-------- Recorded information --------

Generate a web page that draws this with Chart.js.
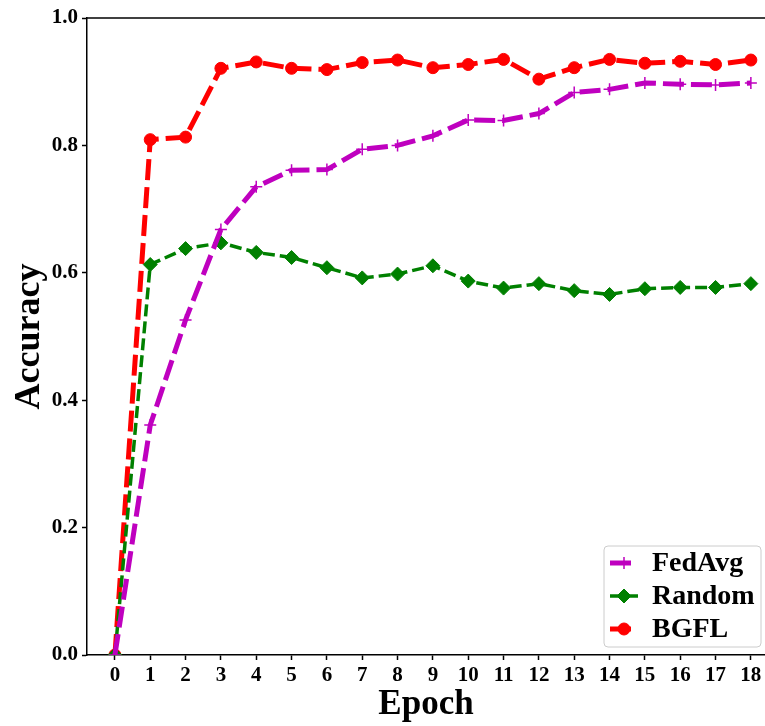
<!DOCTYPE html>
<html>
<head>
<meta charset="utf-8">
<script src="https://cdn.jsdelivr.net/npm/chart.js@4.4.0/dist/chart.umd.min.js"></script>
<style>
  html, body { margin: 0; padding: 0; background: #fff; }
  #wrap { width: 765px; height: 726px; }
</style>
</head>
<body>
<div id="wrap"><canvas id="accChart"></canvas></div>
<script>
// values
const epochs = [0, 1, 2, 3, 4, 5, 6, 7, 8, 9, 10, 11, 12, 13, 14, 15, 16, 17, 18];
const fedAvg = [0, 0.361, 0.526, 0.668, 0.735, 0.761, 0.762, 0.794, 0.800, 0.815, 0.840, 0.839, 0.850, 0.883, 0.888, 0.898, 0.896, 0.895, 0.898];
const random = [0, 0.613, 0.638, 0.647, 0.632, 0.624, 0.608, 0.592, 0.598, 0.611, 0.587, 0.576, 0.583, 0.572, 0.566, 0.575, 0.577, 0.577, 0.583];
const bgfl   = [0, 0.809, 0.813, 0.921, 0.931, 0.921, 0.919, 0.930, 0.934, 0.922, 0.927, 0.935, 0.904, 0.922, 0.935, 0.929, 0.932, 0.927, 0.934];
const yTicks = [0, 0.2, 0.4, 0.6, 0.8, 1.0];

const FONT = '"Liberation Serif", "Times New Roman", serif';

function toPoints(arr) {
  return arr.map((v, i) => ({ x: epochs[i], y: v }));
}

// legend drawn inside the plot, lower right, like matplotlib's
const legendBox = {
  id: 'legendBox',
  afterDatasetsDraw(chart) {
    const ctx = chart.ctx;
    const area = chart.chartArea;

    // top spine
    ctx.save();
    ctx.strokeStyle = '#000';
    ctx.lineWidth = 1.5;
    ctx.beginPath();
    ctx.moveTo(area.left, area.top);
    ctx.lineTo(area.right, area.top);
    ctx.stroke();

    const w = 157, h = 101;
    const x = area.right - 4 - w;
    const y = area.bottom - 8 - h;
    ctx.fillStyle = 'rgba(255,255,255,0.85)';
    ctx.strokeStyle = '#cccccc';
    ctx.lineWidth = 1;
    ctx.beginPath();
    ctx.roundRect(x, y, w, h, 4);
    ctx.fill();
    ctx.stroke();

    chart.data.datasets.forEach((ds, i) => {
      const ry = y + 17 + i * 33;
      const x0 = x + 6, x1 = x + 34;
      ctx.save();
      ctx.strokeStyle = ds.borderColor;
      ctx.lineWidth = ds.borderWidth;
      ctx.setLineDash(ds.borderDash);
      ctx.beginPath();
      ctx.moveTo(x0, ry);
      ctx.lineTo(x1, ry);
      ctx.stroke();
      ctx.setLineDash([]);
      ctx.fillStyle = ds.pointBackgroundColor;
      ctx.strokeStyle = ds.pointBorderColor;
      ctx.lineWidth = ds.pointBorderWidth;
      Chart.helpers.drawPoint(ctx, {
        pointStyle: ds.pointStyle,
        radius: ds.pointRadius,
        borderWidth: ds.pointBorderWidth,
        rotation: 0
      }, (x0 + x1) / 2, ry);
      ctx.restore();

      ctx.fillStyle = '#000';
      ctx.font = 'bold 28px ' + FONT;
      ctx.textBaseline = 'middle';
      ctx.textAlign = 'left';
      ctx.fillText(ds.label, x + 48, ry + 1);
    });
    ctx.restore();
  }
};

const ctx = document.getElementById('accChart').getContext('2d');
new Chart(ctx, {
  type: 'line',
  data: {
    datasets: [
      {
        label: 'FedAvg',
        data: toPoints(fedAvg),
        borderColor: '#bf00bf',
        borderWidth: 5,
        borderDash: [21, 7],
        pointStyle: 'cross',
        pointRadius: 6,
        pointBorderWidth: 1.5,
        pointBackgroundColor: '#bf00bf',
        pointBorderColor: '#bf00bf',
        tension: 0
      },
      {
        label: 'Random',
        data: toPoints(random),
        borderColor: '#008000',
        borderWidth: 3.5,
        borderDash: [12, 5],
        pointStyle: 'rectRot',
        pointRadius: 7,
        pointBorderWidth: 1,
        pointBackgroundColor: '#008000',
        pointBorderColor: '#008000',
        tension: 0
      },
      {
        label: 'BGFL',
        data: toPoints(bgfl),
        borderColor: '#ff0000',
        borderWidth: 5,
        borderDash: [21, 7],
        pointStyle: 'circle',
        pointRadius: 6,
        pointBorderWidth: 1,
        pointBackgroundColor: '#ff0000',
        pointBorderColor: '#ff0000',
        tension: 0
      }
    ]
  },
  options: {
    responsive: true,
    maintainAspectRatio: false,
    animation: false,
    layout: { autoPadding: false, padding: { top: 18, right: 0, left: 0, bottom: 0 } },
    plugins: {
      legend: { display: false },
      tooltip: { enabled: false }
    },
    scales: {
      x: {
        type: 'linear',
        min: -0.79,
        max: 18.4,
        afterBuildTicks: s => { s.ticks = epochs.map(v => ({ value: v })); },
        afterFit: s => { s.height = 71; s.paddingLeft = 0; s.paddingRight = 0; },
        grid: { drawOnChartArea: false, drawTicks: true, tickLength: 5, color: '#000', tickWidth: 1.5 },
        border: { display: true, color: '#000', width: 1.5 },
        ticks: { color: '#000', padding: 3, font: { family: FONT, size: 21, weight: 'bold' }, maxRotation: 0, autoSkip: false },
        title: { display: true, text: 'Epoch', color: '#000', padding: { top: 0, bottom: 0 }, font: { family: FONT, size: 35, weight: 'bold' } }
      },
      y: {
        min: 0,
        max: 1,
        afterBuildTicks: s => { s.ticks = yTicks.map(v => ({ value: v })); },
        afterFit: s => { s.width = 87; s.paddingTop = 0; s.paddingBottom = 0; },
        grid: { drawOnChartArea: false, drawTicks: true, tickLength: 5, color: '#000', tickWidth: 1.5 },
        border: { display: true, color: '#000', width: 1.5 },
        ticks: { color: '#000', padding: 4, font: { family: FONT, size: 21, weight: 'bold' }, callback: v => v.toFixed(1) },
        title: { display: true, text: 'Accuracy', color: '#000', padding: { top: 8, bottom: 0 }, font: { family: FONT, size: 36, weight: 'bold' } }
      }
    }
  },
  plugins: [legendBox]
});
</script>
</body>
</html>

--------

Task to complete —
Copy the listing in full and without alteration, omitting every picture.

Exercise result —
Generate a web page that draws this with Chart.js.
<!DOCTYPE html>
<html>
<head>
<meta charset="utf-8">
<script src="https://cdn.jsdelivr.net/npm/chart.js@4.4.0/dist/chart.umd.min.js"></script>
<style>
  html, body { margin: 0; padding: 0; background: #fff; }
  #wrap { width: 765px; height: 726px; }
</style>
</head>
<body>
<div id="wrap"><canvas id="accChart"></canvas></div>
<script>
// values
const epochs = [0, 1, 2, 3, 4, 5, 6, 7, 8, 9, 10, 11, 12, 13, 14, 15, 16, 17, 18];
const fedAvg = [0, 0.361, 0.526, 0.668, 0.735, 0.761, 0.762, 0.794, 0.800, 0.815, 0.840, 0.839, 0.850, 0.883, 0.888, 0.898, 0.896, 0.895, 0.898];
const random = [0, 0.613, 0.638, 0.647, 0.632, 0.624, 0.608, 0.592, 0.598, 0.611, 0.587, 0.576, 0.583, 0.572, 0.566, 0.575, 0.577, 0.577, 0.583];
const bgfl   = [0, 0.809, 0.813, 0.921, 0.931, 0.921, 0.919, 0.930, 0.934, 0.922, 0.927, 0.935, 0.904, 0.922, 0.935, 0.929, 0.932, 0.927, 0.934];
const yTicks = [0, 0.2, 0.4, 0.6, 0.8, 1.0];

const FONT = '"Liberation Serif", "Times New Roman", serif';

function toPoints(arr) {
  return arr.map((v, i) => ({ x: epochs[i], y: v }));
}

// legend drawn inside the plot, lower right, like matplotlib's
const legendBox = {
  id: 'legendBox',
  afterDatasetsDraw(chart) {
    const ctx = chart.ctx;
    const area = chart.chartArea;

    // top spine
    ctx.save();
    ctx.strokeStyle = '#000';
    ctx.lineWidth = 1.5;
    ctx.beginPath();
    ctx.moveTo(area.left, area.top);
    ctx.lineTo(area.right, area.top);
    ctx.stroke();

    const w = 157, h = 101;
    const x = area.right - 4 - w;
    const y = area.bottom - 8 - h;
    ctx.fillStyle = 'rgba(255,255,255,0.85)';
    ctx.strokeStyle = '#cccccc';
    ctx.lineWidth = 1;
    ctx.beginPath();
    ctx.roundRect(x, y, w, h, 4);
    ctx.fill();
    ctx.stroke();

    chart.data.datasets.forEach((ds, i) => {
      const ry = y + 17 + i * 33;
      const x0 = x + 6, x1 = x + 34;
      ctx.save();
      ctx.strokeStyle = ds.borderColor;
      ctx.lineWidth = ds.borderWidth;
      ctx.setLineDash(ds.borderDash);
      ctx.beginPath();
      ctx.moveTo(x0, ry);
      ctx.lineTo(x1, ry);
      ctx.stroke();
      ctx.setLineDash([]);
      ctx.fillStyle = ds.pointBackgroundColor;
      ctx.strokeStyle = ds.pointBorderColor;
      ctx.lineWidth = ds.pointBorderWidth;
      Chart.helpers.drawPoint(ctx, {
        pointStyle: ds.pointStyle,
        radius: ds.pointRadius,
        borderWidth: ds.pointBorderWidth,
        rotation: 0
      }, (x0 + x1) / 2, ry);
      ctx.restore();

      ctx.fillStyle = '#000';
      ctx.font = 'bold 28px ' + FONT;
      ctx.textBaseline = 'middle';
      ctx.textAlign = 'left';
      ctx.fillText(ds.label, x + 48, ry + 1);
    });
    ctx.restore();
  }
};

const ctx = document.getElementById('accChart').getContext('2d');
new Chart(ctx, {
  type: 'line',
  data: {
    datasets: [
      {
        label: 'FedAvg',
        data: toPoints(fedAvg),
        borderColor: '#bf00bf',
        borderWidth: 5,
        borderDash: [21, 7],
        pointStyle: 'cross',
        pointRadius: 6,
        pointBorderWidth: 1.5,
        pointBackgroundColor: '#bf00bf',
        pointBorderColor: '#bf00bf',
        tension: 0
      },
      {
        label: 'Random',
        data: toPoints(random),
        borderColor: '#008000',
        borderWidth: 3.5,
        borderDash: [12, 5],
        pointStyle: 'rectRot',
        pointRadius: 7,
        pointBorderWidth: 1,
        pointBackgroundColor: '#008000',
        pointBorderColor: '#008000',
        tension: 0
      },
      {
        label: 'BGFL',
        data: toPoints(bgfl),
        borderColor: '#ff0000',
        borderWidth: 5,
        borderDash: [21, 7],
        pointStyle: 'circle',
        pointRadius: 6,
        pointBorderWidth: 1,
        pointBackgroundColor: '#ff0000',
        pointBorderColor: '#ff0000',
        tension: 0
      }
    ]
  },
  options: {
    responsive: true,
    maintainAspectRatio: false,
    animation: false,
    layout: { autoPadding: false, padding: { top: 18, right: 0, left: 0, bottom: 0 } },
    plugins: {
      legend: { display: false },
      tooltip: { enabled: false }
    },
    scales: {
      x: {
        type: 'linear',
        min: -0.79,
        max: 18.4,
        afterBuildTicks: s => { s.ticks = epochs.map(v => ({ value: v })); },
        afterFit: s => { s.height = 71; s.paddingLeft = 0; s.paddingRight = 0; },
        grid: { drawOnChartArea: false, drawTicks: true, tickLength: 5, color: '#000', tickWidth: 1.5 },
        border: { display: true, color: '#000', width: 1.5 },
        ticks: { color: '#000', padding: 3, font: { family: FONT, size: 21, weight: 'bold' }, maxRotation: 0, autoSkip: false },
        title: { display: true, text: 'Epoch', color: '#000', padding: { top: 0, bottom: 0 }, font: { family: FONT, size: 35, weight: 'bold' } }
      },
      y: {
        min: 0,
        max: 1,
        afterBuildTicks: s => { s.ticks = yTicks.map(v => ({ value: v })); },
        afterFit: s => { s.width = 87; s.paddingTop = 0; s.paddingBottom = 0; },
        grid: { drawOnChartArea: false, drawTicks: true, tickLength: 5, color: '#000', tickWidth: 1.5 },
        border: { display: true, color: '#000', width: 1.5 },
        ticks: { color: '#000', padding: 4, font: { family: FONT, size: 21, weight: 'bold' }, callback: v => v.toFixed(1) },
        title: { display: true, text: 'Accuracy', color: '#000', padding: { top: 8, bottom: 0 }, font: { family: FONT, size: 36, weight: 'bold' } }
      }
    }
  },
  plugins: [legendBox]
});
</script>
</body>
</html>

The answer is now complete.